California ISO is forecasting a peak demand today of 28415 MW @ 7pm. This morning's low was just shy of 21000MW @ 3am:

http://www.caiso.com/outlook/SystemStatus.html

So that means there's at least 8000MW of spare generation capacity at night.

8000MW * 1000kW/1MW * 1 Tesla/10kW = capacity to charge 800,000 cars @ 40A simultaneously.

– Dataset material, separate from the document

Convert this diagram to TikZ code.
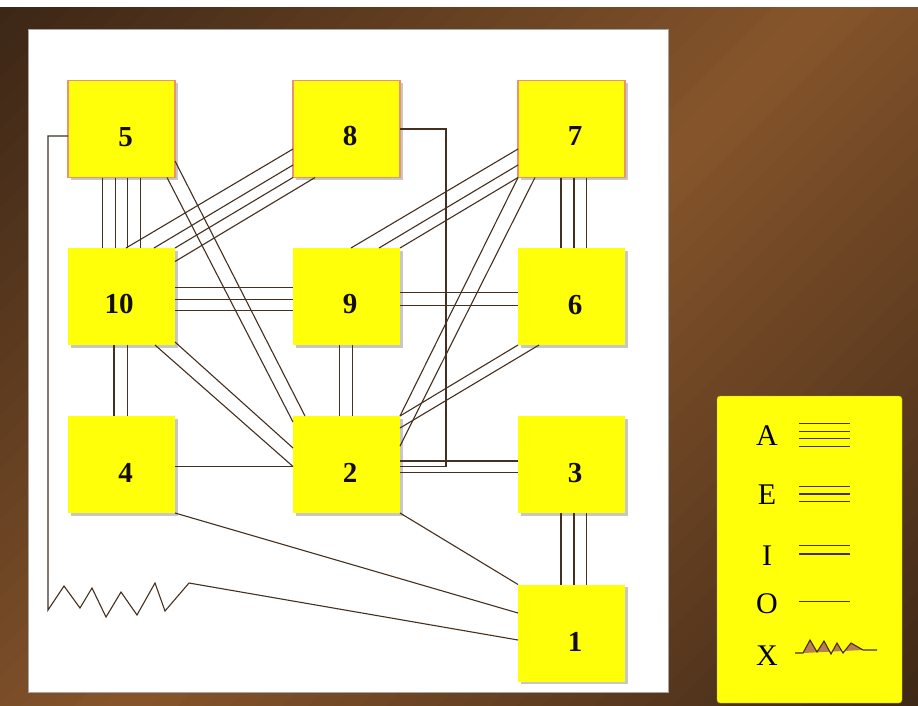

I expect that eventually we'll get smart EVSE's and cars that can regulate charging current/stagger charge times to allow several million cars to charge without overloading the grid. For reference, it looks like there are ~20M registered cars in CA

EDIT: Daytime capacity is something in the mid 30GW's

California is becoming renewable heavy which means unreliable sources. You cant assume capacity based on the delta from max to min. They just have more capacity during the day with the sun and when the wind decides to blow. Otherwise they are importing power from other states, firing up gas and other fossil plants, or slurping off that 24/7 based load 2,250 MW Nuclear Power (or 18,000 GWh per year due to its continuous output). Can you tell which i prefer? :biggrin:

California is almost at 30% renewable which means nearly 30% maybe power.
 
California is becoming renewable heavy which means unreliable sources. You cant assume capacity based on the delta from max to min. They just have more capacity during the day with the sun and when the wind decides to blow. Otherwise they are importing power from other states, firing up gas and other fossil plants, or slurping off that 24/7 based load 2,250 MW Nuclear Power (or 18,000 GWh per year due to its continuous output). Can you tell which i prefer? :biggrin:

California is almost at 30% renewable which means nearly 30% maybe power.

"Intermittent" is different than "unreliable". Winds and sun can be forecast. A large bird relieving itself on some exposed electrical equipment causing a reactor shutdown, not so much... Bird poop shut down Indian Point nuclear plant | New York Post

And we probably shouldn't talk about how reliable San Onofre ended up being.